The role of nitrous oxide in stroke

Med Gas Res. 2018 Jan 22;7(4):273-276. doi: 10.4103/2045-9912.222452. eCollection 2017 Oct-Dec.

Abstract

Stroke that is caused by poor blood flow into the brain results in cell death, including ischemia stroke due to lack of blood into brain tissue, and hemorrhage due to bleeding. Both of them will give rise to the dysfunction of brain. In general, the signs and symptoms of stroke are the inability of feeling or moving on one side of body, sometimes loss of vision to one side. Above symptoms will appear soon after the stroke has happened. If the symptoms and signs happen in 1 or 2 hours, we often call them as transient ischemic attack. Moreover, hemorrhagic stroke often leads to severe headache. It is known that neuronal death can happen after stroke, and it depends upon the activation of N-methyl-D-aspartate (NMDA) excitatory glutamate receptor which is the goal for a lot of neuroprotective agents. Nitrous oxide was discovered by Joseph Priestley in 1772, and then he and his friends, including the poet Coleridge and Robert Sauce, experimented with the gas. They found this gas could make patients loss the sense of pain and still maintain consciousness after inhalation. Shortly the gas was used as an anesthetic, especially in the field of dentists.

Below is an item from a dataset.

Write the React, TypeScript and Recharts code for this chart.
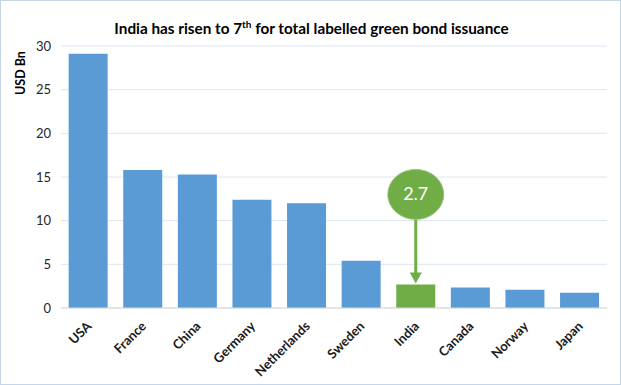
import { BarChart, Bar, XAxis, YAxis, CartesianGrid, Cell, LabelList } from "recharts";

// Labelled green bond issuance by country (USD Bn)
const countries = ["USA", "France", "China", "Germany", "Netherlands", "Sweden", "India", "Canada", "Norway", "Japan"];
const issuance = [29.1, 15.8, 15.3, 12.4, 12.0, 5.4, 2.7, 2.35, 2.1, 1.75];
const yTicks = [0, 5, 10, 15, 20, 25, 30];
const highlight = "India";

const data = countries.map((c, i) => ({ country: c, value: issuance[i] }));

const FONT = "Lato, 'Open Sans', sans-serif";
const BLUE = "#5B9BD5";
const GREEN = "#70AD47";

const CountryTick = (props: any) => {
  const { x, y, payload } = props;
  const tx = x + 4;
  const ty = y + 11;
  return (
    <text
      x={tx}
      y={ty}
      transform={`rotate(-45, ${tx}, ${ty})`}
      textAnchor="end"
      fontFamily={FONT}
      fontWeight={700}
      fontSize={13}
      fill="#1a1a1a"
    >
      {payload.value}
    </text>
  );
};

// green bubble with arrow pointing down at the highlighted bar
const Callout = (props: any) => {
  const { x, y, width, value, index } = props;
  if (countries[index] !== highlight) return null;
  const cx = x + width / 2;
  const cy = y - 90;
  return (
    <g>
      <line x1={cx} y1={cy + 25} x2={cx} y2={y - 10} stroke={GREEN} strokeWidth={3} />
      <polygon points={`${cx - 6},${y - 12} ${cx + 6},${y - 12} ${cx},${y - 1}`} fill={GREEN} />
      <ellipse cx={cx} cy={cy} rx={28} ry={25} fill={GREEN} stroke="#9CC47F" strokeWidth={1} />
      <text x={cx} y={cy + 6} textAnchor="middle" fontFamily={FONT} fontSize={18} fill="#ffffff">
        {value}
      </text>
    </g>
  );
};

export default function App() {
  return (
    <div
      style={{
        position: "absolute",
        left: 0,
        top: 0,
        width: 621,
        height: 385,
        boxSizing: "border-box",
        border: "1px solid #C5D6E8",
        background: "#fff",
      }}
    >
      <div
        style={{
          position: "absolute",
          left: 0,
          width: 621,
          top: 17,
          textAlign: "center",
          fontFamily: FONT,
          fontWeight: 700,
          fontSize: 15.3,
          color: "#000",
        }}
      >
        India has risen to 7<sup style={{ fontSize: 10 }}>th</sup> for total labelled green bond issuance
      </div>
      <div
        style={{
          position: "absolute",
          left: 19,
          top: 72,
          transform: "translate(-50%, -50%) rotate(-90deg)",
          fontFamily: FONT,
          fontWeight: 700,
          fontSize: 12.5,
          whiteSpace: "nowrap",
          color: "#000",
        }}
      >
        USD Bn
      </div>
      <div style={{ position: "absolute", left: -1, top: -1 }}>
        <BarChart
          width={621}
          height={385}
          data={data}
          margin={{ top: 46, right: 14, bottom: 0, left: 0 }}
          barCategoryGap="14%"
        >
          <CartesianGrid vertical={false} stroke="#DCE6F1" />
          <XAxis
            dataKey="country"
            interval={0}
            tickLine={false}
            axisLine={{ stroke: "#D9D9D9" }}
            tick={<CountryTick />}
            height={77}
          />
          <YAxis
            width={61}
            domain={[0, 30]}
            ticks={yTicks}
            axisLine={false}
            tickLine={false}
            tickMargin={4}
            tick={{ fontFamily: FONT, fontSize: 13, fill: "#262626" }}
          />
          <Bar dataKey="value" isAnimationActive={false}>
            {data.map((d) => (
              <Cell key={d.country} fill={d.country === highlight ? GREEN : BLUE} />
            ))}
            <LabelList dataKey="value" content={<Callout />} />
          </Bar>
        </BarChart>
      </div>
    </div>
  );
}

Now, accroding to theme of Helene N. David and other scientists, both of nitrous oxide at 75 vol% and xenon at 50 vol% could reduce ischemic neuronal death in the cortex by 70% and decrease NMDA-induced Ca2+ influx by 30%. Therefore, more clinical and experimental studies are important to illuminate the mechanisms of how nitrous oxide protects brain tissue and to explore the best protocol of this gas in stroke treatment.

Keywords: anesthetics; clinical research; experimental research; ischemia; neuroprotective effects; nitrous oxide.